Turkey is at the forefront of the new digital age with 97 percent of Turks online having an account on at least one social network and each spends an average of 28 hours per week on it
Social media is regarded as a strong alternative to traditional media today. It is on a rapid rise, especially among the young population. Considered not just as an “alternative,” it has been replacing mass media in terms of usage. As opposed to traditional media tools, users of social media are participating in the production process of “their own media” instead of just being a passive audience.
There are many specific forms; however, these networks basically provide people an environment in which they can express themselves and share their thoughts, ideas and creations. It also takes a vital step in the socialization process – people develop new contacts, start new relationships and may enable people to find spouses.
As the significance of social media rises around the world, this trend is also visible in various forms in Turkey. Social network usage constitutes a significant proportion of online time in Turkey where users spend, on average, 28 hours a week on social networks, while they spend a total of 50 hours on the Internet. According to studies, the number of hours online is gradually increasing every year. So, we can say that Turkey has been witnessing an explosion in the usage of social media over the last decade. Without a doubt, the young and dynamic part of Turkey’s population is playing a key role in the high utilization of social media.
All forms of social media have been widespread in Turkey; however, studies show that social networking sites take first place with regard to the number of users, with micro-bloggers, streaming and online gaming following closely behind. Ninetyseven percent of Internet users in Turkey have accounts with at least one social network.
Facebook is the most popular social network for Turkish Internet users, as Turkey has a notable place in worldwide usage. The country is ranked as the seventh largest in global usage of Facebook (second in Europe) with 36 million users. This statistic shows that almost five out of every 10 Turkish citizens have an account on Facebook. Facebook is not just used as a tool for social networking, as the purpose of usage differs from user- to-user. For example, playing games with Facebook applications is quite popular.

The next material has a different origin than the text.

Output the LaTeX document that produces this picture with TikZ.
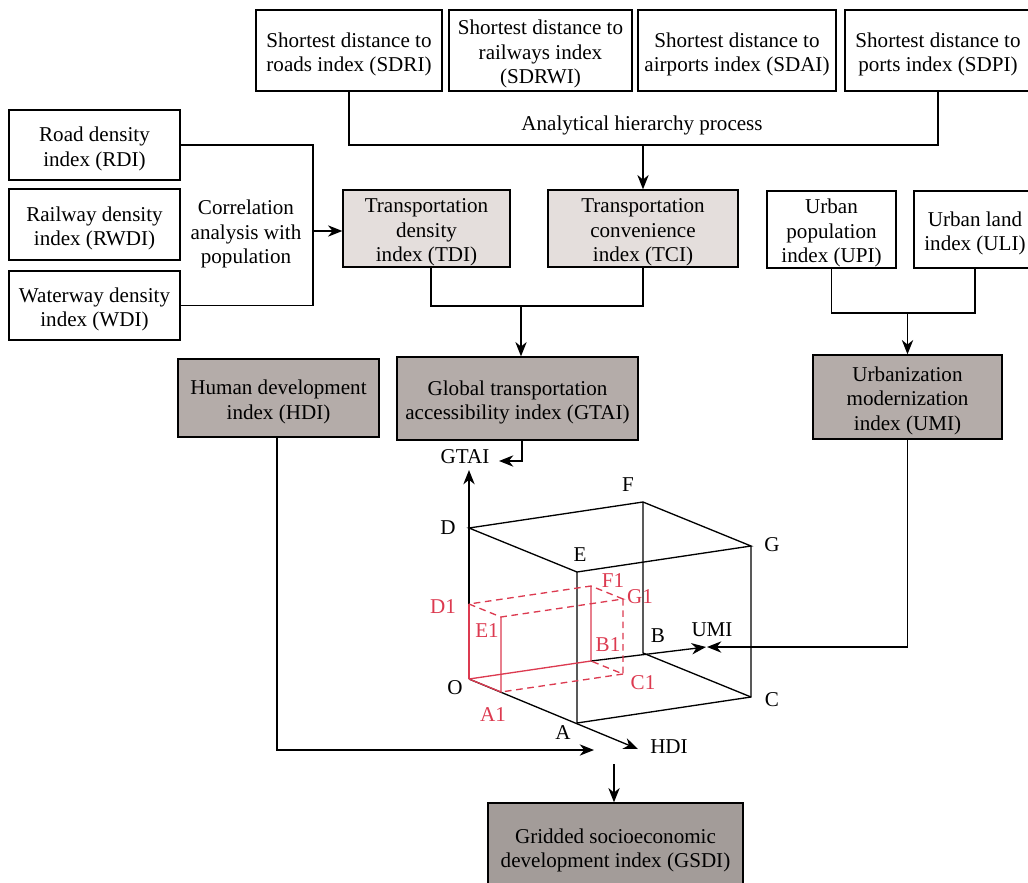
\documentclass[tikz,border=0pt]{standalone}
\usepackage{fontspec}
\setmainfont{Liberation Serif}
\usetikzlibrary{arrows.meta,fit,calc}
\definecolor{lightfill}{RGB}{228,222,220}
\definecolor{darkfill}{RGB}{180,172,169}
\definecolor{gsdifill}{RGB}{163,156,153}
\definecolor{redc}{RGB}{220,58,80}
\begin{document}
\begin{tikzpicture}[x=0.0265cm,y=-0.0265cm,
 every node/.style={font=\fontsize{15.9}{18.5}\selectfont},
 box/.style={draw=black, line width=1pt, inner sep=0pt},
 lightbox/.style={box, fill=lightfill},
 darkbox/.style={box, fill=darkfill},
 gbox/.style={box, fill=gsdifill},
 conn/.style={line width=1pt},
 arr/.style={line width=1pt, -{Stealth[length=3.8mm,width=3mm,inset=1.2mm]}},
 lbl/.style={inner sep=0pt, align=center},
 boxtext/.style={lbl, yshift=-0.1cm},
 redlbl/.style={inner sep=0pt, text=redc},
 redsolid/.style={draw=redc, line width=1pt},
 reddash/.style={draw=redc, line width=1pt, dash pattern=on 5pt off 3.5pt},
]
\useasboundingbox (0,0) rectangle (1028,882);
\clip (0,0) rectangle (1028,882);

% top row
\node[box, fit={(256,10)(442,91)}] (sdri) {};
\node[boxtext] (sdrit) at (sdri.center) {Shortest distance to\\roads index (SDRI)};
\node[box, fit={(449,10)(632,91)}] (sdrwi) {};
\node[boxtext] (sdrwit) at (sdrwi.center) {Shortest distance to\\railways index\\(SDRWI)};
\node[box, fit={(638,10)(836,91)}] (sdai) {};
\node[boxtext] (sdait) at (sdai.center) {Shortest distance to\\airports index (SDAI)};
\node[box, fit={(845,10)(1031,91)}] (sdpi) {};
\node[boxtext] (sdpit) at (sdpi.center) {Shortest distance to\\ports index (SDPI)};
\node[lbl] (ahp) at (642,125) {Analytical hierarchy process};
\coordinate (ahpj) at (642,145);
\draw[conn] (sdri.south) |- (ahpj) -| (sdpi.south);

% left column
\node[box, fit={(9,110)(180,180)}] (rdi) {};
\node[boxtext] (rdit) at (rdi.center) {Road density\\index (RDI)};
\node[box, fit={(9,189)(180,260)}] (rwdi) {};
\node[boxtext] (rwdit) at (rwdi.center) {Railway density\\index (RWDI)};
\node[box, fit={(9,271)(180,340)}] (wdi) {};
\node[boxtext] (wdit) at (wdi.center) {Waterway density\\index (WDI)};
\node[lbl] (corr) at (246,234) {Correlation\\analysis with\\population};
\coordinate (corrj) at (313,231);
\draw[conn] (rdi.east) -| (corrj) |- (wdi.east);

% transport indices
\node[lightbox, fit={(343,190)(510,267)}] (tdi) {};
\node[boxtext] (tdit) at (tdi.center) {Transportation\\density\\index (TDI)};
\node[lightbox, fit={(548,190)(738,267)}] (tci) {};
\node[boxtext] (tcit) at (tci.center) {Transportation\\convenience\\index (TCI)};
\draw[arr] (ahpj) -- (tci.north |- ahpj) -- (tci.north);
\draw[arr] (corrj) -- (tdi.west |- corrj);
\coordinate (tdij) at (431,306);
\coordinate (gtaij) at (521,306);
\draw[conn] (tdi.south -| tdij) -- (tdij) -| (tci.south);
\node[darkbox, fit={(397,357)(638,440)}] (gtai) {};
\node[boxtext] (gtait) at (gtai.center) {Global transportation\\accessibility index (GTAI)};
\draw[arr] (gtaij) -- (gtai.north -| gtaij);

% urban
\node[box, fit={(767,191)(896,268)}] (upi) {};
\node[boxtext] (upit) at (upi.center) {Urban\\population\\index (UPI)};
\node[box, fit={(914,191)(1036,268)}] (uli) {};
\node[boxtext] (ulit) at (uli.center) {Urban land\\index (ULI)};
\node[darkbox, fit={(813,355)(1002,439)}] (umi) {};
\node[boxtext] (umit) at (umi.center) {Urbanization\\modernization\\index (UMI)};
\coordinate (umijy) at (0,313);
\draw[conn] (upi.south) |- (umi.north |- umijy) -| (uli.south);
\draw[arr] (umi.north |- umijy) -- (umi.north);

% HDI
\node[darkbox, fit={(178,359)(379,437)}] (hdi) {};
\node[boxtext] (hdit) at (hdi.center) {Human development\\index (HDI)};

% GSDI
\node[gbox, fit={(488,803)(743,890)}] (gsdi) {};
\node[boxtext] (gsdit) at (gsdi.center) {Gridded socioeconomic\\development index (GSDI)};

% cube coordinates
\coordinate (O) at (469,679);
\coordinate (A) at (577,723);
\coordinate (B) at (643,653);
\coordinate (C) at (751,697);
\coordinate (D) at (469,528);
\coordinate (E) at (577,572);
\coordinate (F) at (643,502);
\coordinate (G) at (751,546);
\coordinate (A1) at (501,692);
\coordinate (B1) at (591,661);
\coordinate (C1) at (623,674);
\coordinate (D1) at (469,604);
\coordinate (E1) at (501,617);
\coordinate (F1) at (591,586);
\coordinate (G1) at (623,599);
\coordinate (ytip) at (469,470);
\coordinate (xtip) at (638,749);
\coordinate (ztip) at (706,647);

% axes
\draw[arr] (O) -- (ytip);
\draw[arr] (O) -- (xtip);
\draw[arr] (B1) -- (ztip);
% cube edges
\draw[conn] (D) -- (E) -- (G) -- (F) -- cycle;
\draw[conn] (E) -- (A) -- (C) -- (G);
\draw[conn] (F) -- (B) -- (C);

% inner red box
\draw[redsolid] (O) -- (D1);
\draw[redsolid] (O) -- (A1) -- (E1);
\draw[redsolid] (O) -- (B1) -- (F1);
\draw[reddash] (D1) -- (E1) -- (G1) -- (F1) -- cycle;
\draw[reddash] (G1) -- (C1) -- (B1);
\draw[reddash] (C1) -- (A1);

% labels
\node[lbl] (lgtai) at (465,457) {GTAI};
\node[lbl] (lD) at (448,528) {D};
\node[lbl] (lF) at (628,485) {F};
\node[lbl] (lE) at (580,555) {E};
\node[lbl] (lG) at (772,545) {G};
\node[lbl] (lB) at (658,636) {B};
\node[lbl] (lumi) at (712,630) {UMI};
\node[lbl] (lC) at (772,700) {C};
\node[lbl] (lO) at (455,688) {O};
\node[lbl] (lA) at (563,733) {A};
\node[lbl] (lhdi) at (669,747) {HDI};
\node[redlbl] (lD1) at (443,607) {D1};
\node[redlbl] (lE1) at (487,631) {E1};
\node[redlbl] (lF1) at (613,581) {F1};
\node[redlbl] (lG1) at (640,597) {G1};
\node[redlbl] (lB1) at (608,645) {B1};
\node[redlbl] (lC1) at (643,683) {C1};
\node[redlbl] (lA1) at (493,715) {A1};

% connectors into cube
\coordinate (gtaiturn) at (522,461);
\coordinate (gtaitip) at (499,461);
\draw[arr] (gtai.south -| gtaiturn) -- (gtaiturn) -- (gtaitip);
\coordinate (umitip) at (707,647);
\draw[arr] (umi.south) |- (umitip);
\coordinate (hditurn) at (277,750);
\coordinate (hditip) at (594,750);
\draw[arr] (hdi.south -| hditurn) -- (hditurn) -- (hditip);
\coordinate (gsdistart) at (614,764);
\draw[arr] (gsdistart) -- (gsdi.north -| gsdistart);
\end{tikzpicture}
\end{document}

Turkey also has a large number of people on Twitter. The number of members in Turkey has risen by 30 percent compared to last year, reaching nearly 10 million users and ranking in eighth place in global usage. These are not passive-users, however; almost half of them indicate that they regularly use Twitter. On average, 8 million tweets are sent from Turkey daily. With these rankings, social media is becoming a powerful rival of mainstream media in Turkey.
On the other hand, discussions are emerging concerning the increased significance of social media, such as Internet freedom. States are trying to maintain a balance between freedom and the right to privacy. Turkey has also started to come up against this issue in the last couple of years.

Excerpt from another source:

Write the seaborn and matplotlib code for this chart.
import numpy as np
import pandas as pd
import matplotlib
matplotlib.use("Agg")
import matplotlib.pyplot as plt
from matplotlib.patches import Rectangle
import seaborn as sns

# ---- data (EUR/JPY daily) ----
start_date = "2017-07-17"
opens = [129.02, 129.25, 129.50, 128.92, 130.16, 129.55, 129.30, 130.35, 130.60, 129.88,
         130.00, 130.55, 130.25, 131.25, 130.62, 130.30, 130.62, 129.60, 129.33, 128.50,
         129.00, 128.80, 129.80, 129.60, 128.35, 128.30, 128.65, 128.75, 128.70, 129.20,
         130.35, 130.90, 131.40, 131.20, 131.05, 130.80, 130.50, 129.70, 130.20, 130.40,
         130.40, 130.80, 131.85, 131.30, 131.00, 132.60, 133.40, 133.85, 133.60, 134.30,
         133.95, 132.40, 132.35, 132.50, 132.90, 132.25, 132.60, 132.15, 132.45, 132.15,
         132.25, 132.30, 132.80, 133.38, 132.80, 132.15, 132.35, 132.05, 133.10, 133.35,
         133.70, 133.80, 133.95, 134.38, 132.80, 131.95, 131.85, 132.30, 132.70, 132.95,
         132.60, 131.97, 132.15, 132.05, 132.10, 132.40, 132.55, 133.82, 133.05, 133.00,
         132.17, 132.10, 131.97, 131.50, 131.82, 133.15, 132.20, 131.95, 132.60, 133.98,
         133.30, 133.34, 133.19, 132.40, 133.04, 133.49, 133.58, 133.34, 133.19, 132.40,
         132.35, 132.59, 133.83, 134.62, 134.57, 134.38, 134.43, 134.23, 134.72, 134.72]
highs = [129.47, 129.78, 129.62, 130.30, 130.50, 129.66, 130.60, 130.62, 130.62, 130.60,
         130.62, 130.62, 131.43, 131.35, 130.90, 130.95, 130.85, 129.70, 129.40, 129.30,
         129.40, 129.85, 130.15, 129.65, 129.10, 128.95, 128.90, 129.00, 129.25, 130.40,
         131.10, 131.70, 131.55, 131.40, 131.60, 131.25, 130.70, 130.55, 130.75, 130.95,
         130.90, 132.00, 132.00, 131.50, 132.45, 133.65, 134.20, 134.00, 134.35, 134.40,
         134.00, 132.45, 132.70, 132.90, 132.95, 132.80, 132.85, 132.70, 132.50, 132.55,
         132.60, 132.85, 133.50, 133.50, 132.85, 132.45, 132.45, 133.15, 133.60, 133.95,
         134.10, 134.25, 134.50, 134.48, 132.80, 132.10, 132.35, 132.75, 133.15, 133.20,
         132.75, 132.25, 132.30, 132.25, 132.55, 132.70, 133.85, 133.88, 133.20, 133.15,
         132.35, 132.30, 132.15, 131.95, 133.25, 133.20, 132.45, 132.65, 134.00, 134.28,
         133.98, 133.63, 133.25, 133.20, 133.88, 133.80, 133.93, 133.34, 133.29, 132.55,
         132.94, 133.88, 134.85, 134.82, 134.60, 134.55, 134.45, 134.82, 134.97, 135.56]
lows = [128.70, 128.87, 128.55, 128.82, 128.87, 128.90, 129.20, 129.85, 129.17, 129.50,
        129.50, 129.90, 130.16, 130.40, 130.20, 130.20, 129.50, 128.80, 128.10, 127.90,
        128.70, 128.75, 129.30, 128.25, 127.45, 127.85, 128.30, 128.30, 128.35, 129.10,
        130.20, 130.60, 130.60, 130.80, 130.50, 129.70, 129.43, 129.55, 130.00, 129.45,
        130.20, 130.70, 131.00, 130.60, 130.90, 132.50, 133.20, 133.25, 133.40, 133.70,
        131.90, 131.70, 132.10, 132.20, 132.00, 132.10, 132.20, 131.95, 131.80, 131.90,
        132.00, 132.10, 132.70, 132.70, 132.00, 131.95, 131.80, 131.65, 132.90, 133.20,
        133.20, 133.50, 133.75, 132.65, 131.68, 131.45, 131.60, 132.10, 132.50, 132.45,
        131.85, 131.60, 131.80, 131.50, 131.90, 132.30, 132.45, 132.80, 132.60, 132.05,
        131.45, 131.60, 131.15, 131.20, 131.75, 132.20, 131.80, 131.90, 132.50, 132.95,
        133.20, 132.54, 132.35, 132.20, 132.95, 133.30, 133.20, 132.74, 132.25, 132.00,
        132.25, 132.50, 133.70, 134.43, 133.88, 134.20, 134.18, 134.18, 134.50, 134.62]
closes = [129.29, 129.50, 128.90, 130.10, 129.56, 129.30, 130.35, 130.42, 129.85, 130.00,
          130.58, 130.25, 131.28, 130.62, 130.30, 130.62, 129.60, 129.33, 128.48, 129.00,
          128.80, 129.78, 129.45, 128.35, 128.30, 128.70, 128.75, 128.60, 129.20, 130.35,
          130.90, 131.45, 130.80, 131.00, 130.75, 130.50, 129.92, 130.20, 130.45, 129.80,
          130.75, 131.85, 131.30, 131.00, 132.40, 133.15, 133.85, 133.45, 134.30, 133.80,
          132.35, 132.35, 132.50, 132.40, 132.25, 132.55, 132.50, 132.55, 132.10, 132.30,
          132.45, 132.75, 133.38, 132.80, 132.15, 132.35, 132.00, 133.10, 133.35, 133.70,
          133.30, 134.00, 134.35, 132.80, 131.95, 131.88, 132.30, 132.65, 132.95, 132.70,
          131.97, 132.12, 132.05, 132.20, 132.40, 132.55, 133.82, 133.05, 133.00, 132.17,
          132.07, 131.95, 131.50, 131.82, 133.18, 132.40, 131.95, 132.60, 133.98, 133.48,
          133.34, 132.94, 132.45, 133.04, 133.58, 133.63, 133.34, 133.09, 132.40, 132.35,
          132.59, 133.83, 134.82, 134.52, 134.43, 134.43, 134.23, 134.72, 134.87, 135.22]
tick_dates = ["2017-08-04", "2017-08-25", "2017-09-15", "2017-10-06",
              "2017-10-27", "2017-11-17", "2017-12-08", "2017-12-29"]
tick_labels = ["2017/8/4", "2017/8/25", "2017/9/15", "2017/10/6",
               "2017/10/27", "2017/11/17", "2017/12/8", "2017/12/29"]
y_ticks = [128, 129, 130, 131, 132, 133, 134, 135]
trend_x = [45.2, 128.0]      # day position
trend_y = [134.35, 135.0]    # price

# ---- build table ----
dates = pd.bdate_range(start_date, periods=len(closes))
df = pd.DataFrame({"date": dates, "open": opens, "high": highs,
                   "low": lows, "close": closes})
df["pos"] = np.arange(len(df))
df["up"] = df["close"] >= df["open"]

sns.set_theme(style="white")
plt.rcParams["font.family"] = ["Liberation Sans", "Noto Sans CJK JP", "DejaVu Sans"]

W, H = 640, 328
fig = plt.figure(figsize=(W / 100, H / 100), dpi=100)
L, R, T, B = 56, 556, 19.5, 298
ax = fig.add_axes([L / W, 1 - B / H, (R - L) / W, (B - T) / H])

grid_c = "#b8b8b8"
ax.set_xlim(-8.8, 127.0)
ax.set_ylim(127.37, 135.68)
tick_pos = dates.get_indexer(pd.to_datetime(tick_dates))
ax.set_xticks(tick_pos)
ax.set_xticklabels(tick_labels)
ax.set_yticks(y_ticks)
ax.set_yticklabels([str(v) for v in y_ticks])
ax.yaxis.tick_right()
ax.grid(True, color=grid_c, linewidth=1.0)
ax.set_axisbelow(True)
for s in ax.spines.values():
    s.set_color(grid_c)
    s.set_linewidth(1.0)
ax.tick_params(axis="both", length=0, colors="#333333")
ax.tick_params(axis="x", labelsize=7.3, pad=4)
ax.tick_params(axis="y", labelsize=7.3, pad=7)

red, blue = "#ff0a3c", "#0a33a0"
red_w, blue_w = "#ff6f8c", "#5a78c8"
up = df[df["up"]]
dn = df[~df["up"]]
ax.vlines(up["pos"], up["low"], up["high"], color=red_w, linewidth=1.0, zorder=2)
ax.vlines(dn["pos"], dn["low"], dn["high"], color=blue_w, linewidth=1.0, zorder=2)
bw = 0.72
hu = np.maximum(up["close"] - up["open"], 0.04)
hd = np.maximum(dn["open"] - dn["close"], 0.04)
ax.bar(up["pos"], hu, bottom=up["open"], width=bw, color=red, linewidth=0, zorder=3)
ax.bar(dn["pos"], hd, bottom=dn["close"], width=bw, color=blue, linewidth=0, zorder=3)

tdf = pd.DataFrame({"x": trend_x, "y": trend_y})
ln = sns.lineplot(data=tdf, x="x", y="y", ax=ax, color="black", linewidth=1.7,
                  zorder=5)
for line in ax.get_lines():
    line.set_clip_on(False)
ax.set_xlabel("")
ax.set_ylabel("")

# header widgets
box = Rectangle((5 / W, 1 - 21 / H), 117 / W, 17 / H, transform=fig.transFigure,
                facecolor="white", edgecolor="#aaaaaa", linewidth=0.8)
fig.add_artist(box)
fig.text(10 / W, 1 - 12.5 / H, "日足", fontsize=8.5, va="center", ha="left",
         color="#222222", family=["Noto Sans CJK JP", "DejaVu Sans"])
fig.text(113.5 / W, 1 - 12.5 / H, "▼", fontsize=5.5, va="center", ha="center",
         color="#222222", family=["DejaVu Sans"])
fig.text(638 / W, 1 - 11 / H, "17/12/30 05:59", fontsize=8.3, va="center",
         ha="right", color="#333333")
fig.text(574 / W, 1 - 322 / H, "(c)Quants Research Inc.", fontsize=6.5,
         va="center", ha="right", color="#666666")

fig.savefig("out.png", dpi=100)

Indeed, debates escalated after the struggle between the Turkish government and Twitter several months ago. In that case, Turkey’s Internet watchdog blocked access to Twitter because Twitter had refused to close accounts that leaked information and violated private life. After Twitter agreed to suspend illegal accounts, the court lifted restrictions, and users were able to reach Twitter again.

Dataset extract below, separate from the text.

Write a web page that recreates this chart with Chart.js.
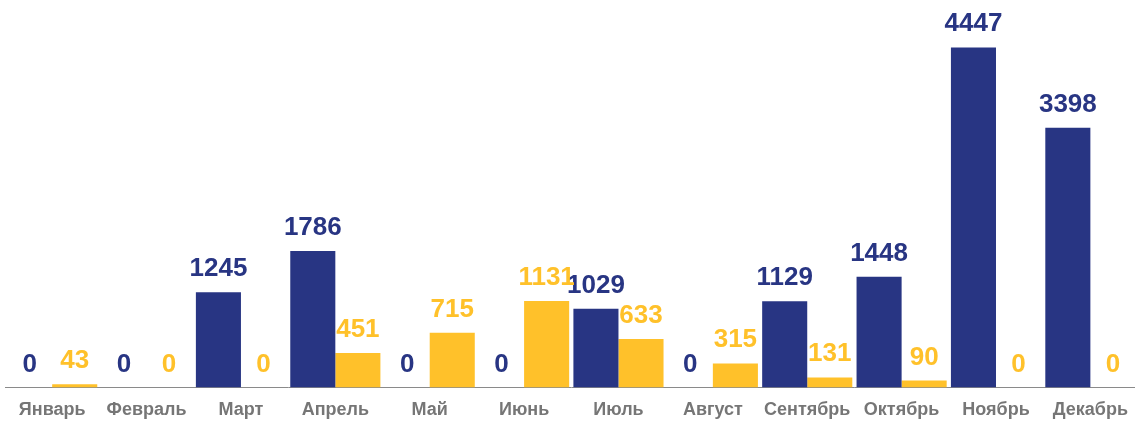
<!DOCTYPE html>
<html>
<head>
<meta charset="utf-8">
<script src="https://cdn.jsdelivr.net/npm/chart.js@4"></script>
<style>
  html, body { margin: 0; padding: 0; background: #fff; overflow: hidden; }
  #wrap { width: 1140px; height: 421px; }
</style>
</head>
<body>
<div id="wrap"><canvas id="chart"></canvas></div>
<script>
const months = ['Январь', 'Февраль', 'Март', 'Апрель', 'Май', 'Июнь', 'Июль', 'Август', 'Сентябрь', 'Октябрь', 'Ноябрь', 'Декабрь'];
const seriesBlue = [0, 0, 1245, 1786, 0, 0, 1029, 0, 1129, 1448, 4447, 3398];
const seriesYellow = [43, 0, 0, 451, 715, 1131, 633, 315, 131, 90, 0, 0];

const NAVY = '#283583';
const YELLOW = '#FFC12A';

// values above the bars
const valueLabels = {
  id: 'valueLabels',
  afterDatasetsDraw(chart) {
    const ctx = chart.ctx;
    ctx.save();
    ctx.font = 'bold 26px "Liberation Sans", Arial, sans-serif';
    ctx.textAlign = 'center';
    ctx.textBaseline = 'alphabetic';
    chart.data.datasets.forEach((ds, i) => {
      const meta = chart.getDatasetMeta(i);
      ctx.fillStyle = ds.backgroundColor;
      meta.data.forEach((bar, j) => {
        ctx.fillText(String(ds.data[j]), bar.x, bar.y - 16);
      });
    });
    ctx.restore();
  }
};

const ctx = document.getElementById('chart').getContext('2d');
new Chart(ctx, {
  type: 'bar',
  data: {
    labels: months,
    datasets: [
      {
        label: 'A',
        data: seriesBlue,
        backgroundColor: NAVY,
        categoryPercentage: 0.955,
        barPercentage: 1.0
      },
      {
        label: 'B',
        data: seriesYellow,
        backgroundColor: YELLOW,
        categoryPercentage: 0.955,
        barPercentage: 1.0
      }
    ]
  },
  options: {
    responsive: true,
    maintainAspectRatio: false,
    animation: false,
    layout: { padding: { left: 5, right: 0, top: 0, bottom: 0 } },
    plugins: {
      legend: { display: false },
      tooltip: { enabled: false }
    },
    scales: {
      x: {
        grid: { display: false, drawTicks: false },
        border: { display: true, color: '#8a8a8a', width: 1 },
        ticks: {
          color: '#767676',
          font: { family: '"Liberation Sans", Arial, sans-serif', size: 18, weight: 'bold' },
          padding: 12,
          autoSkip: false,
          maxRotation: 0
        },
        afterFit(scale) { scale.height = 33.5; }
      },
      y: {
        display: false,
        min: 0,
        max: 5068
      }
    }
  },
  plugins: [valueLabels]
});
</script>
</body>
</html>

These rankings and recent studies prove that Turkey has a very strong showing in the numbers of social network users already, and as long as sharp growth continues, Turkey will be able to keep its place as one of the top social media-using countries. As a result of this, we will speak of the socialization effects of social networks more. The effects and significance are not limited to socialization; it’s likely that social media will take over the power of traditional media and probably become a more effective tool that determines public opinion.